Technical Approach and Proof Structure
The spectral analysis proceeds by decomposing A in the CSBM as a corrected low-rank signal matrix plus a randomized residual. The stationary correction aligns the dominant direction with class signal and removes the degree-weighted stationary vector. To guarantee exact recovery after logarithmic depth, the argument requires entrywise control of multi-layer residual powers, resolved by a combination of:
Atom-level expansion of normalized adjacency entries into explicit forms using Taylor series at the degree concentration point;
Decorated-walk counting to bound high-moment contributions arising from these expansions, separating graph-induced fluctuations from normalization artifacts;
Krylov-type bounds for residual powers, ensuring delocalization away from stationary collapse with high probability over all nodes.
This approach generalizes the unnormalized analysis, but must additionally contend with nonlinear, degree-dependent randomization in normalization and correction.

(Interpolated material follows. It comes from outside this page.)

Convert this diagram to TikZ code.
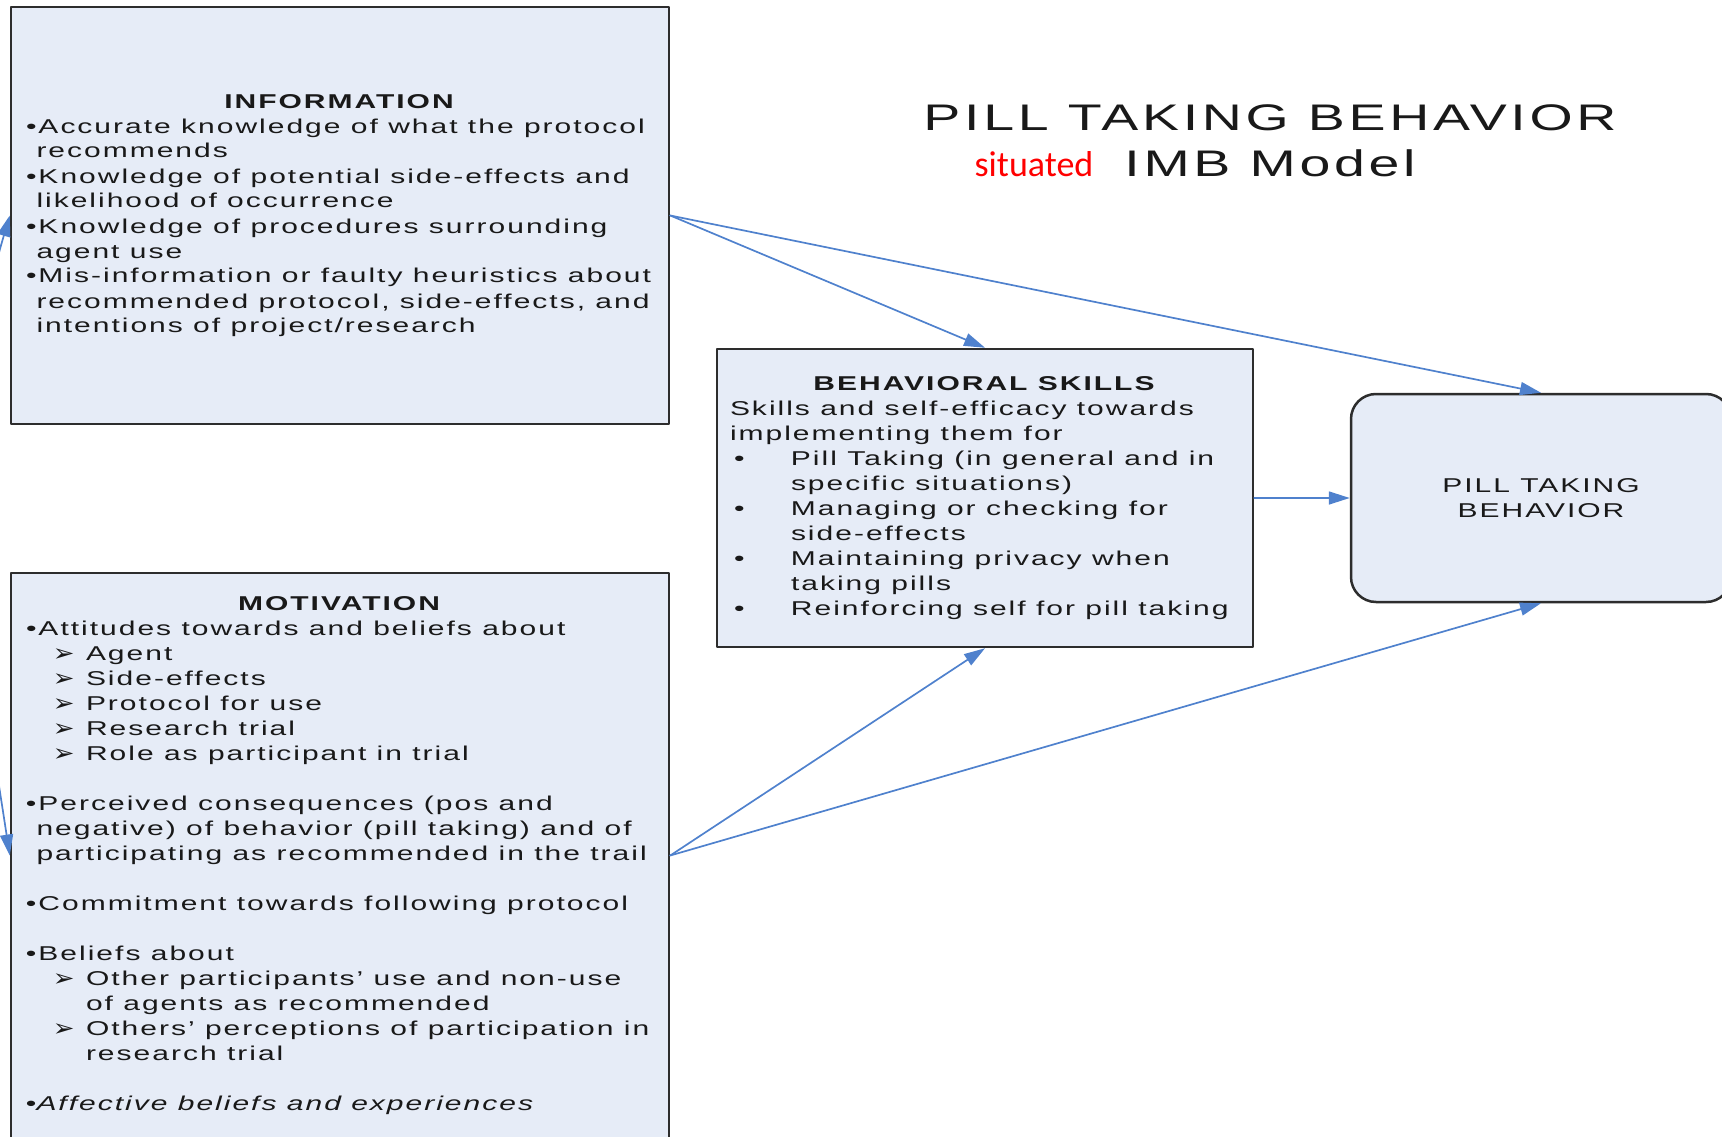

Empirical Validation and Comparative Experiments
Experiments validate the theoretical predictions across synthetic CSBM data and standard node classification benchmarks (Cora, CiteSeer, PubMed, Reddit, ogbn-arxiv, ogbn-products). Empirical results demonstrate:
Corrected propagation yields stable accuracy with increasing depth—near the theoretical threshold for feature SNR and graph signal strength—where standard GCNs show sharp degradation.

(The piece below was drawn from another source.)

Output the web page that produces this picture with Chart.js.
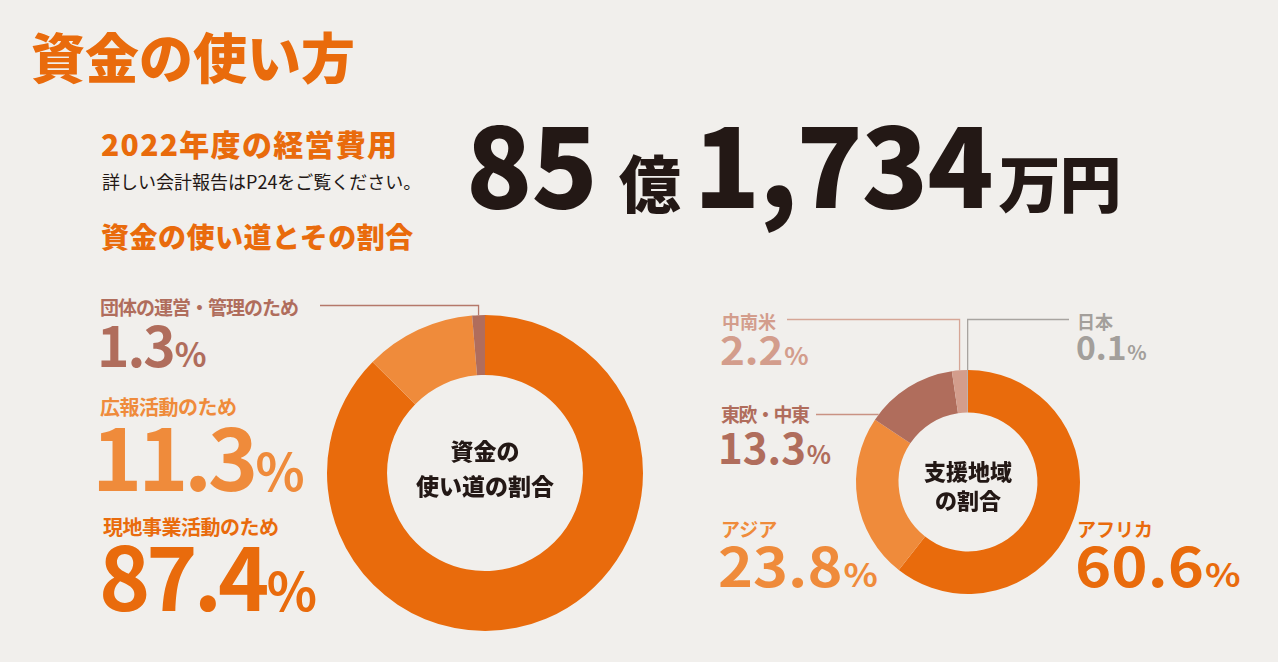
<!DOCTYPE html>
<html lang="ja">
<head>
<meta charset="utf-8">
<script src="https://cdn.jsdelivr.net/npm/chart.js@4.4.0/dist/chart.umd.min.js"></script>
<style>
html,body{margin:0;padding:0;background:#f1efec;}
body{width:1278px;height:662px;position:relative;overflow:hidden;font-family:"Noto Sans CJK JP","Noto Sans",sans-serif;}
canvas{position:absolute;left:0;top:0;}
.t{position:absolute;white-space:nowrap;line-height:1;font-weight:700;transform-origin:0 0;}
.pc{font-size:0.6em;margin-left:0.03em;letter-spacing:0;}
</style>
</head>
<body>

<div class="t" style="left:31px;top:29px;font-size:54px;font-weight:900;color:#e96b0c;">資金の使い方</div>
<div class="t" style="left:101px;top:128px;font-size:30px;font-weight:900;color:#e96b0c;letter-spacing:1.3px;">2022年度の経営費用</div>
<div class="t" style="left:102px;top:172px;font-size:18px;font-weight:400;color:#231815;">詳しい会計報告はP24をご覧ください。</div>
<div class="t" style="left:101px;top:222px;font-size:28px;font-weight:900;color:#e96b0c;letter-spacing:0.5px;">資金の使い道とその割合</div>

<div class="t" id="total" style="left:466px;top:106px;font-size:109px;font-weight:900;color:#231815;letter-spacing:-1px;">
  <span id="okuNum"></span><span style="font-size:62px;margin:0 14px 0 22px;">億</span><span id="manNum"></span><span style="font-size:62px;margin-left:6px;">万円</span>
</div>

<div id="labels"></div>

<canvas id="useChart" width="1278" height="662"></canvas>
<canvas id="regionChart" width="1278" height="662"></canvas>

<script>
// 経常費用
var totalOku = "85";
var totalMan = "1,734";

// 資金の使い道
var useLabels = ["現地事業活動のため", "広報活動のため", "団体の運営・管理のため"];
var useValues = [87.4, 11.3, 1.3];
var useColors = ["#e96b0c", "#ef8b3b", "#b06d5c"];

// 支援地域
var regionLabels = ["アフリカ", "アジア", "東欧・中東", "中南米", "日本"];
var regionValues = [60.6, 23.8, 13.3, 2.2, 0.1];
var regionColors = ["#e96b0c", "#ef8b3b", "#b06d5c", "#d39d8c", "#a39f9b"];

document.getElementById("okuNum").textContent = totalOku;
document.getElementById("manNum").textContent = totalMan;

/* ラベルの配置 */
var useLayout = [
  {x: 103, y: 517, nameSize: 20, nls: -0.5, x2: 99, y2: 530, valSize: 87, vls: -4, sx: 1},
  {x: 100, y: 397, nameSize: 20, nls: -0.5, x2: 92, y2: 411, valSize: 85, vls: -4, sx: 1},
  {x: 100, y: 297, nameSize: 19, nls: -1, x2: 97, y2: 316, valSize: 55, vls: -2, sx: 1}
];
var regionLayout = [
  {x: 1077, y: 519, nameSize: 19, nls: 0, x2: 1075, y2: 537, valSize: 54, vls: 0, sx: 1.14},
  {x: 721, y: 519, nameSize: 19, nls: 0, x2: 718, y2: 537, valSize: 54, vls: 0, sx: 1.1},
  {x: 721, y: 404, nameSize: 19, nls: -1.5, x2: 718, y2: 425, valSize: 42, vls: 0, sx: 1},
  {x: 722, y: 312, nameSize: 18, nls: 0, x2: 720, y2: 329, valSize: 39, vls: 0, sx: 1.08},
  {x: 1077, y: 312, nameSize: 18, nls: 0, x2: 1076, y2: 330, valSize: 32, vls: 0, sx: 1.05}
];

function ラベル作成(labels, values, colors, layout) {
  var html = "";
  for (var i = 0; i < labels.length; i++) {
    var l = layout[i];
    html += "<div class='t' style='left:"+l.x+"px;top:"+l.y+"px;font-size:"+l.nameSize+"px;color:"+colors[i]+";letter-spacing:"+l.nls+"px;'>"+labels[i]+"</div>";
    html += "<div class='t' style='left:"+l.x2+"px;top:"+l.y2+"px;font-size:"+l.valSize+"px;color:"+colors[i]+";letter-spacing:"+l.vls+"px;transform:scaleX("+l.sx+");'>"+values[i].toFixed(1)+"<span class='pc'>%</span></div>";
  }
  document.getElementById("labels").innerHTML += html;
}
ラベル作成(useLabels, useValues, useColors, useLayout);
ラベル作成(regionLabels, regionValues, regionColors, regionLayout);

/* 引き出し線と中央の文字 */
var donutExtras = {
  id: "donutExtras",
  afterDatasetsDraw: function (chart, args, opts) {
    var ctx = chart.ctx;
    var meta = chart.getDatasetMeta(0);
    var arc0 = meta.data[0];
    var cx = arc0.x, cy = arc0.y, r = arc0.outerRadius;
    ctx.save();
    ctx.lineWidth = 1.3;
    (opts.leaders || []).forEach(function (ld) {
      var a = meta.data[ld.index];
      ctx.strokeStyle = ld.color;
      ctx.beginPath();
      if (ld.type == "elbow") {
        var mid = (a.startAngle + a.endAngle) / 2;
        var px = cx + r * Math.cos(mid);
        var py = cy + r * Math.sin(mid);
        ctx.moveTo(ld.x, ld.y);
        ctx.lineTo(px, ld.y);
        ctx.lineTo(px, py);
      } else {
        var dy = ld.y - cy;
        var hx = cx - Math.sqrt(r * r - dy * dy);
        ctx.moveTo(ld.x, ld.y);
        ctx.lineTo(hx, ld.y);
      }
      ctx.stroke();
    });
    ctx.fillStyle = "#231815";
    ctx.textAlign = "center";
    ctx.textBaseline = "middle";
    ctx.font = "900 " + opts.fontSize + "px 'Noto Sans CJK JP'";
    (opts.lines || []).forEach(function (ln) {
      ctx.fillText(ln.text, cx, cy + ln.dy);
    });
    ctx.restore();
  }
};

function donutOlustur(id, labels, values, colors, padding, extras) {
  return new Chart(document.getElementById(id), {
    type: "doughnut",
    data: {
      labels: labels,
      datasets: [{
        data: values,
        backgroundColor: colors,
        borderWidth: 0
      }]
    },
    options: {
      responsive: false,
      animation: false,
      cutout: "62%",
      layout: {padding: padding},
      plugins: {
        legend: {display: false},
        tooltip: {enabled: false},
        donutExtras: extras
      }
    },
    plugins: [donutExtras]
  });
}

donutOlustur("useChart", useLabels, useValues, useColors,
  {left: 327, top: 315, right: 635, bottom: 31},
  {
    fontSize: 23,
    lines: [{text: "資金の", dy: -22}, {text: "使い道の割合", dy: 13}],
    leaders: [{index: 2, type: "elbow", x: 320, y: 305.5, color: "#b5786a"}]
  });

donutOlustur("regionChart", regionLabels, regionValues, regionColors,
  {left: 856, top: 370, right: 198, bottom: 68},
  {
    fontSize: 22,
    lines: [{text: "支援地域", dy: -10}, {text: "の割合", dy: 19}],
    leaders: [
      {index: 3, type: "elbow", x: 787, y: 319.5, color: "#d6a696"},
      {index: 4, type: "elbow", x: 1069, y: 319.5, color: "#a8a4a0"},
      {index: 2, type: "horizontal", x: 816, y: 414.5, color: "#c99283"}
    ]
  });
</script>
</body>
</html>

On balanced two-cluster subsets extracted from real datasets, the corrected operator maintains separability for a larger number of layers compared to baselines such as DropEdge, GraphMamba, and RevGNN.

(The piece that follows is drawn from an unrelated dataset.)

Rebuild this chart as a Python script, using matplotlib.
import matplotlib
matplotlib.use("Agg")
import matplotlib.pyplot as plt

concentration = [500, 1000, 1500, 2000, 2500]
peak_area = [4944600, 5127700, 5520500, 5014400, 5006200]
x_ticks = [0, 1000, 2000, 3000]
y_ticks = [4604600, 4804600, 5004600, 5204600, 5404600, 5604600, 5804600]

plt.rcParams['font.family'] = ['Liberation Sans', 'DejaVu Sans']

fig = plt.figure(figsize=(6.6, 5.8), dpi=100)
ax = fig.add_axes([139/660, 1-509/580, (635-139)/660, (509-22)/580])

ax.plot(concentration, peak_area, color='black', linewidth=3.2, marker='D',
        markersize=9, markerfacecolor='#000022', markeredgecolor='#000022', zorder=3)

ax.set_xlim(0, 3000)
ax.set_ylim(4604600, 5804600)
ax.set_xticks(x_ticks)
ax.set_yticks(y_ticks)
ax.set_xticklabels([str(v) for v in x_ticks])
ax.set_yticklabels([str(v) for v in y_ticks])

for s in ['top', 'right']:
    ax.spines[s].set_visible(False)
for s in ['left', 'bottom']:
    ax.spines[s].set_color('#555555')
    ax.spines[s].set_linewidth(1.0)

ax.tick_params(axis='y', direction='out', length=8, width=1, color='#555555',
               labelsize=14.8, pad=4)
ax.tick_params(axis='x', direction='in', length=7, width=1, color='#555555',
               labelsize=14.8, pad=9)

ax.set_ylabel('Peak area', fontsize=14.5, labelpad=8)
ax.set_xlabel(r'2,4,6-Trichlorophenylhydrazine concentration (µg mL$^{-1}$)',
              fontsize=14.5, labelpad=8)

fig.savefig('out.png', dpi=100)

On full datasets, the approach preserves accuracy more robustly than standard normalized propagation, indicating reduced impact of oversmoothing.
All results are quantitatively consistent with the theoretical signal-to-noise and depth predictions, supporting the spectral correction principle.
Implications and Future Directions
Practically, the results establish an operator-level pathway to mitigate oversmoothing without requiring architectural modifications, training tricks, or regularization. This yields provable class-separation in deep propagation regimes, contingent on sufficient graph density and signal strength, strengthening the theoretical foundation for GNN expressivity.
Theoretically, the entrywise analysis introduced for normalized corrected propagation sets a precedent for rigorous treatment of random degree normalization—a pervasive challenge in real-world GNNs—and motivates extensions to heterophily, heavy-tailed degree distributions, and nonlinear propagation backbones.
Future research may focus on:
Tightening the density threshold to match the sharpest information-theoretic limits;
Extending analysis beyond the linear propagation backbone to incorporate nonlinear activations, attention, and optimization effects;
Developing scalable approximations for degree-stationary component removal in large graphs;
Analyzing corrected propagation under broader generative models, including those with heterophily and high degree variability.
Conclusion
This paper provides a rigorous spectral theory of normalized corrected GNN propagation, demonstrating that removal of the degree-stationary component in the normalized adjacency preserves class-discriminative signals for logarithmic propagation depth under explicit CSBM conditions. The theoretical results deliver exact and partial recovery guarantees, supported by empirical evidence across synthetic and real datasets. The developed entrywise residual-power bounds and atom expansion techniques constitute essential advances for theoretical understanding and practical mitigation of oversmoothing in deep graph neural architectures (2606.23572).